Gonzales lent his support to that group but said he disagreed with the argument about racial vote dilution.

Gonzales floated the idea of asking voters to consider adding two-single member districts, although its unclear how that would work if the petition drive succeeds because the City Council could not vote to alter that proposal if it’s taken to voters.

District 2 Councilman Dewey Bryant said he disagreed.

“I oppose it because we have a petition out in the city today by the citizens that’s being signed there,” Bryant said. “And I’m for that.”

District 4 Councilman Mike Gardner also supports the proposed changes but was absent Tuesday.

One of the founders of Odessa Together, Art Leal, encouraged the City Council on Tuesday to seek a federal review of the new elections system before calling the election, which a successful petition would compel them to call under state law.

“This so-called bypass action that we all know as a petition has not taken away your ability to govern the city,” said Leal, a past chairman of Una Voz Unida, a group aimed at increasing Hispanic political participation that he founded after losing a mayoral race in 2008. “You each have a responsibility to the city to protect it from all liability and loss.”

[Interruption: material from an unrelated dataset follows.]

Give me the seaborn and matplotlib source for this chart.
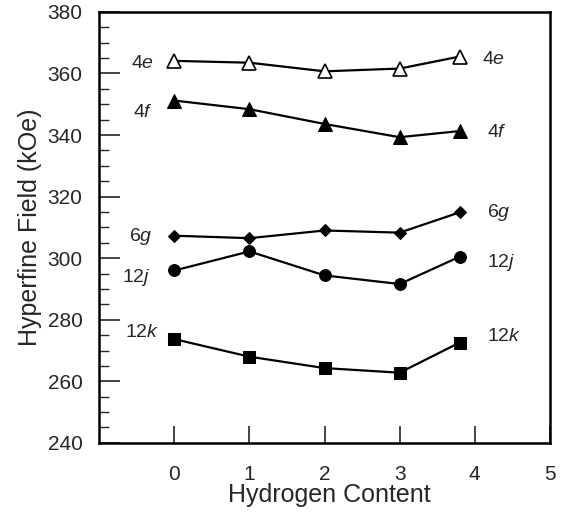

Hamilton and Graff have argued the proposed changes would be discriminatory, with Hamilton calling them “racist.”

On Tuesday, Graff argued that single-member districts better represent distinct areas of the city and that an at-large representative is “not going to do a very good job of representing all five of those districts.”

“You need to know and understand your district,” Graff said. “You need to know what the people need. You can’t do that with at-large.”

Hamilton repeated previous arguments that the change is being sought by “spoiled individuals wanting to get their way or have their way. And now all of a sudden things are not being rubber stamped.”

“I think it’s wrong,” Hamilton said. “However, as Mr. Bryant has said: It’s a political process. So if they’ve signed this petition then the thing is, let’s get the voters out and let’s have them vote on this thing. I really do feel that. Regardless Odessa will move forward.”